THE PACIFIC VS. THE SEA OF CORTEZ - The Pacific side is primarily a wavesailing destination, but there are plenty of flat water sites. The most consistent winds are in the summer, with hurricane swell from the south. The winter is less consistent wind wise, but there is good north swell. The west coast of baja is not a warm place in the winter and spring. The Sea of Cortez side works best from November through mid March. Most of the consistently windy sailing sites are between La Paz and Los Barriles. The sailing conditions are mostly bump and jump, but with a little exploring, it's easy to find sheltered bays with flat water suitable for beginners. I would recommend trying Punta Chivato if you're looking for ridable waves on the Cortez side.
STUFF TO BRING: A tarp that can be rigged to provide shade (there is none). A second tarp that can be staked to the ground is convenient. A third tarp to cover you sails if you leave them rigged. A shovel to dig yourself a toilet. A sun shower. The ability to carry at least 5 gallons of water/person (I would recommend 10 for off-roaders). One extra full size tire. Tire patch kit. A DC air compressor. Extra fuel filters and air filters. Lots of books to read and trade. Tons of peanut butter. All your own seasonings.
NEOPRENE: We were there in early March thru April. If you are a big person, you can use a 3/2 shortie on the Sea of Cortez, but I got a little chilly after a few hours. My drysuit was too warm, and my spring suit was not quite enough. On the west coast, plan on wearing a steamer or a drysuit and a heavy coat after sunset.
Places To Sail
The following summarizes the places we sailed and the sail sizes we used.
LOS BARRILES: early March. 5.2/4.7/4.1 in North to NE winds. Outside swell was up to shoulder high, and there was a lot of cross chop. The wind is a little stronger and more consistent at North Beach (about a mile north). Hot showers, groceries and anything else you might want. Martin Verdugos campground is a excellent place to stay. Good food and beer at Tio Pablos.
LA VENTANA: mid March. 4.7/4.1/3.7 in N to NE wind. The swell here is smaller than at Los Barriles (waist high), but there is a sand-bar 100 meters off shore which makes for great jumping. There is a small bay about 400 meters to the north of the launch with a nice rideable swell.
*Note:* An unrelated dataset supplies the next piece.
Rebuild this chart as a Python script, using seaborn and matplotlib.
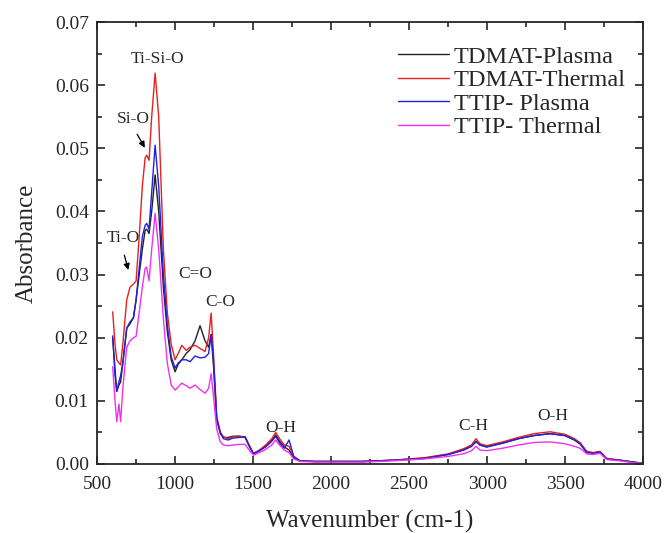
import numpy as np
import pandas as pd
import matplotlib
matplotlib.use("Agg")
import matplotlib.pyplot as plt
import seaborn as sns
from matplotlib.ticker import MultipleLocator

# wavenumbers (cm-1) shared by all spectra
wavenumber = [600, 615, 626, 640, 651, 665, 690, 711, 733, 750, 770, 790, 808, 818, 833, 850,
              872, 895, 925, 950, 975, 1000, 1020, 1043, 1071, 1096, 1128, 1160, 1192, 1215,
              1231, 1245, 1267, 1290, 1310, 1340, 1372, 1410, 1449, 1475, 1502, 1540, 1580,
              1620, 1645, 1670, 1700, 1731, 1760, 1800, 1900, 2000, 2200, 2400, 2600, 2750,
              2848, 2900, 2929, 2955, 2997, 3100, 3200, 3300, 3404, 3500, 3560, 3596, 3639,
              3680, 3724, 3767, 3850, 3938, 4000]

tdmat_plasma = [0.0200, 0.0150, 0.0115, 0.0125, 0.0130, 0.0160, 0.0215, 0.0222, 0.0232, 0.0260,
                0.0300, 0.0340, 0.0370, 0.0372, 0.0365, 0.0400, 0.0458, 0.0400, 0.0280, 0.0210,
                0.0165, 0.0146, 0.0158, 0.0165, 0.0175, 0.0181, 0.0195, 0.0219, 0.0195, 0.0185,
                0.0205, 0.0160, 0.0070, 0.0048, 0.0042, 0.0042, 0.0044, 0.0044, 0.0042, 0.0028,
                0.0016, 0.0021, 0.0028, 0.0037, 0.0046, 0.0036, 0.0027, 0.0022, 0.0010, 0.0005,
                0.0004, 0.0004, 0.0004, 0.0006, 0.0009, 0.0015, 0.0022, 0.0028, 0.0036, 0.0030,
                0.0027, 0.0033, 0.0040, 0.0045, 0.0048, 0.0045, 0.0038, 0.0032, 0.0019, 0.0017,
                0.0019, 0.0008, 0.0006, 0.0003, 0.0001]

tdmat_thermal = [0.0241, 0.0190, 0.0165, 0.0160, 0.0157, 0.0190, 0.0260, 0.0280, 0.0285, 0.0290,
                 0.0360, 0.0440, 0.0485, 0.0489, 0.0481, 0.0550, 0.0619, 0.0550, 0.0340, 0.0240,
                 0.0190, 0.0165, 0.0175, 0.0188, 0.0180, 0.0185, 0.0188, 0.0183, 0.0178, 0.0200,
                 0.0239, 0.0180, 0.0075, 0.0050, 0.0043, 0.0040, 0.0043, 0.0044, 0.0043, 0.0030,
                 0.0017, 0.0022, 0.0030, 0.0040, 0.0050, 0.0040, 0.0030, 0.0028, 0.0012, 0.0005,
                 0.0004, 0.0004, 0.0004, 0.0006, 0.0010, 0.0016, 0.0024, 0.0030, 0.0040, 0.0032,
                 0.0029, 0.0035, 0.0042, 0.0048, 0.0051, 0.0047, 0.0040, 0.0034, 0.0020, 0.0018,
                 0.0020, 0.0009, 0.0006, 0.0003, 0.0001]

ttip_plasma = [0.0203, 0.0140, 0.0115, 0.0130, 0.0140, 0.0160, 0.0215, 0.0225, 0.0231, 0.0260,
               0.0310, 0.0360, 0.0378, 0.0381, 0.0372, 0.0430, 0.0505, 0.0440, 0.0300, 0.0220,
               0.0170, 0.0152, 0.0160, 0.0165, 0.0165, 0.0162, 0.0171, 0.0168, 0.0169, 0.0175,
               0.0205, 0.0170, 0.0072, 0.0050, 0.0040, 0.0038, 0.0041, 0.0042, 0.0043, 0.0029,
               0.0016, 0.0021, 0.0027, 0.0036, 0.0044, 0.0033, 0.0025, 0.0038, 0.0012, 0.0005,
               0.0004, 0.0004, 0.0004, 0.0006, 0.0009, 0.0015, 0.0022, 0.0028, 0.0035, 0.0030,
               0.0027, 0.0033, 0.0040, 0.0045, 0.0048, 0.0045, 0.0038, 0.0032, 0.0018, 0.0017,
               0.0019, 0.0008, 0.0006, 0.0003, 0.0001]

ttip_thermal = [0.0154, 0.0100, 0.0067, 0.0095, 0.0067, 0.0120, 0.0185, 0.0195, 0.0200, 0.0202,
                0.0240, 0.0280, 0.0310, 0.0312, 0.0290, 0.0340, 0.0397, 0.0340, 0.0230, 0.0160,
                0.0125, 0.0117, 0.0122, 0.0128, 0.0124, 0.0120, 0.0125, 0.0118, 0.0112, 0.0120,
                0.0143, 0.0110, 0.0055, 0.0035, 0.0030, 0.0029, 0.0030, 0.0031, 0.0031, 0.0022,
                0.0014, 0.0018, 0.0023, 0.0030, 0.0038, 0.0030, 0.0022, 0.0018, 0.0008, 0.0004,
                0.0003, 0.0003, 0.0003, 0.0005, 0.0008, 0.0012, 0.0016, 0.0021, 0.0028, 0.0022,
                0.0021, 0.0025, 0.0030, 0.0034, 0.0035, 0.0032, 0.0028, 0.0025, 0.0016, 0.0015,
                0.0017, 0.0007, 0.0005, 0.0002, 0.0001]

series_names = ["TDMAT-Plasma", "TDMAT-Thermal", "TTIP- Plasma", "TTIP- Thermal"]
series_colors = ["#222222", "#e8201c", "#2020e0", "#f030f0"]

frames = []
for name, vals in zip(series_names, [tdmat_plasma, tdmat_thermal, ttip_plasma, ttip_thermal]):
    frames.append(pd.DataFrame({"wn": wavenumber, "abs": vals, "sample": name}))
df = pd.concat(frames, ignore_index=True)

sns.set_style("ticks")
plt.rcParams['font.family'] = ['Liberation Serif', 'DejaVu Serif']

fig = plt.figure(figsize=(6.65, 5.33), dpi=100)
ax = fig.add_axes([0.146, 0.1295, 0.821, 0.8292])

sns.lineplot(data=df, x="wn", y="abs", hue="sample", hue_order=series_names,
             palette=series_colors, linewidth=1.0, ax=ax, sort=False)

ax.set_xlim(500, 4000)
ax.set_ylim(0, 0.07)
ax.xaxis.set_major_locator(MultipleLocator(500))
ax.xaxis.set_minor_locator(MultipleLocator(250))
ax.yaxis.set_major_locator(MultipleLocator(0.01))
ax.yaxis.set_minor_locator(MultipleLocator(0.005))
ax.yaxis.set_major_formatter(matplotlib.ticker.FormatStrFormatter('%.2f'))
ax.tick_params(which="both", direction="in", top=True, right=True, labelsize=14, width=1.2)
ax.tick_params(which="major", length=6)
ax.tick_params(which="minor", length=3.5)
ax.tick_params(axis="x", which="major", pad=9)
ax.tick_params(axis="y", which="major", pad=6)
for s in ax.spines.values():
    s.set_linewidth(1.3)

ax.set_xlabel("Wavenumber (cm-1)", fontsize=18, labelpad=12)
ax.set_ylabel("Absorbance", fontsize=18, labelpad=12)

# peak labels
ax.text(885, 0.0628, "Ti-Si-O", fontsize=12.5, ha="center", va="bottom")
ax.text(735, 0.0533, "Si-O", fontsize=12.5, ha="center", va="bottom")
ax.annotate("", xy=(815, 0.0497), xytext=(748, 0.0526),
            arrowprops=dict(arrowstyle="-|>", color="black", lw=0.9, mutation_scale=9))
ax.text(667, 0.0345, "Ti-O", fontsize=12.5, ha="center", va="bottom")
ax.annotate("", xy=(705, 0.0303), xytext=(670, 0.0335),
            arrowprops=dict(arrowstyle="-|>", color="black", lw=0.9, mutation_scale=9))
ax.text(1130, 0.0288, "C=O", fontsize=12.5, ha="center", va="bottom")
ax.text(1290, 0.0244, "C-O", fontsize=12.5, ha="center", va="bottom")
ax.text(1680, 0.0045, "O-H", fontsize=12.5, ha="center", va="bottom")
ax.text(2910, 0.0047, "C-H", fontsize=12.5, ha="center", va="bottom")
ax.text(3420, 0.0063, "O-H", fontsize=12.5, ha="center", va="bottom")

leg = ax.legend(loc="upper right", frameon=False, fontsize=17.5, handlelength=2.1,
                handletextpad=0.2, labelspacing=0.06, borderaxespad=0.3,
                bbox_to_anchor=(1.0, 0.985))
for line in leg.get_lines():
    line.set_linewidth(1.0)

fig.savefig("out.png", dpi=100)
The winds seem to blow a sail size smaller here than at Los Barriles (which is about 30 miles to the South). We really liked this place. No toilets or showers, and a short drive for water and food. There was actually a stand of trees here which provided some shade. We also had livestock come wandering through camp everyday. The cows were no problem, but the goats ate everything in site. Apparently La Ventana is much more devloped now with windsurfing gringos galore.
CABO PULMO: mid March. We only spent 4 days here and sailed 2 (5.2/4.7). The wind one day was south, and the other was N. There is a shallow (exposed) reef here with an unsailable break, but it has great snorkeling when there is no wind. This is the only living reef on the West coast of both American continents! Swell here is bigger than Los Barriles in a N wind, and more rideable, but there does not seem to be a good wave sailing break (relative to the west coast). Pit toilets, no showers, or food, but water within walking distance.
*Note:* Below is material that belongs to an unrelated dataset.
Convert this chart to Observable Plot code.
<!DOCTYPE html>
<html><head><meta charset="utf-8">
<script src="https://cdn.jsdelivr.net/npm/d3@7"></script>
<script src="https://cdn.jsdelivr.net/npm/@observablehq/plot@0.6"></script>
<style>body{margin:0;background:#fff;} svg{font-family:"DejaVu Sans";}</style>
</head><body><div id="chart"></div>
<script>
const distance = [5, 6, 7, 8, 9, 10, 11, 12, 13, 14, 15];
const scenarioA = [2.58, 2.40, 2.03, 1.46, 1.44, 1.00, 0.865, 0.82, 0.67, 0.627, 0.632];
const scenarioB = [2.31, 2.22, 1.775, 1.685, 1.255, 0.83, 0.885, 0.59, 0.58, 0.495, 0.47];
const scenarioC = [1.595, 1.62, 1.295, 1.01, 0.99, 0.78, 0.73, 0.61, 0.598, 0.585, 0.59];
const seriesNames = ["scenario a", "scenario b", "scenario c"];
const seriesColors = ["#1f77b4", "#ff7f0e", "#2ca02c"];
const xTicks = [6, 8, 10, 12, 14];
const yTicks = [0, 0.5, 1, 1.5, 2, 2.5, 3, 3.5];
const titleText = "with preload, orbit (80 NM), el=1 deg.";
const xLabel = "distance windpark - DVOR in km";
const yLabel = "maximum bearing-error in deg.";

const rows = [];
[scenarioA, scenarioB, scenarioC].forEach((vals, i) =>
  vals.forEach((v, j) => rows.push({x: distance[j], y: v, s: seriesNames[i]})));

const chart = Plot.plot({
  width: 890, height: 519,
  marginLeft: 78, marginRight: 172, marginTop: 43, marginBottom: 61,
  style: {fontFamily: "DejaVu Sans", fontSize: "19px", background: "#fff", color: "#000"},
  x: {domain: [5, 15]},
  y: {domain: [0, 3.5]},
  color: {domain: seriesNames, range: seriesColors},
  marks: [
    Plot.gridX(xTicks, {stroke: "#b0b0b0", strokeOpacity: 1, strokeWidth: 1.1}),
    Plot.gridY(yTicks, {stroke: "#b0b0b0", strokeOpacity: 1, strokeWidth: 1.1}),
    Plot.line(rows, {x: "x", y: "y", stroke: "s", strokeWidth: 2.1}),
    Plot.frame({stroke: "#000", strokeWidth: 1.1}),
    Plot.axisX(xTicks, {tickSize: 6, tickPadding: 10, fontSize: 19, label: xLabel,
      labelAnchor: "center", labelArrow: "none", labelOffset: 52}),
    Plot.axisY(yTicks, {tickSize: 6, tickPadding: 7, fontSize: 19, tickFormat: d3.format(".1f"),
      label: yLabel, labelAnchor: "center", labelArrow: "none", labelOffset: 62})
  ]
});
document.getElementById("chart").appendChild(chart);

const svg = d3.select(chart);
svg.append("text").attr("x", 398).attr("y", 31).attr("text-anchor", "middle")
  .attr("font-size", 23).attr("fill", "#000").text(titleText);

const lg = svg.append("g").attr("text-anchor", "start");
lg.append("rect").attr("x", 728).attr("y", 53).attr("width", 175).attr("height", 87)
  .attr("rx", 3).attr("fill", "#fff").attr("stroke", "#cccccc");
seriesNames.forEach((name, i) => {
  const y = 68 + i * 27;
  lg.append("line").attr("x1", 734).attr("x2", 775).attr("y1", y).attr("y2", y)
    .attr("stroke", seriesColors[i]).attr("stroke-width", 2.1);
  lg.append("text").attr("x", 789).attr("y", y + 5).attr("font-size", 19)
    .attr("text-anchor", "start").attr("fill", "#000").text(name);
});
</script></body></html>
TODO SANTOS: late March. Stayed here one day in a campground south of town. Supposed to be an excellent surfing spot. Not much wind while we were there but I tried sailing anyway - and busted my finbox in the shorebreak. Nice facilities - beach palapas, cold showers. The town is fabulous with an active art scene. The Hotel Califronia (yes, the one on the album cover) looks like a nice place to stay.
PUNTA CHIVATO: early April. No wind while we were there, but looks to have great potential. Blows here during the same season as Los Barriles, but is more exposed. Supposedly the best wave spot on the Sea of Cortez. Water, cold showers, pit toilets, and a nice hotel/restaurant (a little pricey, though).
LORETO: early April. Sailed here one day while passing through (4.1). The beach is north of town and the wind is fairly onshore. We've heard its consistent in the winter through March. Big town with all amenities and a good regional ariport.
PUNTA ABREOJOS: mid April. 4.7/4.1/3.7 This is on the West Coast. The point to sail is the one a mile or so east of town. Great wave sailing breaks here but its a fairly advanced spot with lots of rocks near the launch. Boyd, Kalama, and Meyers show up here every summer (or at least they used to). The surfers called the 2 main breaks "Razors" and "Hamburger", which was sufficiently intimidating to keep us from venturing too close (there were no other windsurfers there). We sailed 5 out of 6 days is very consistent thermals off a SE facing beach just east of the point. Watch for stingrays and whales. No toilets, water, or showers, but the town has everything you might need, including a small restaurant (look for grafitti on the walls by surfing and windsurfing legends). Also, the kids in town are always asking for windsurfing or surfing stickers or decals.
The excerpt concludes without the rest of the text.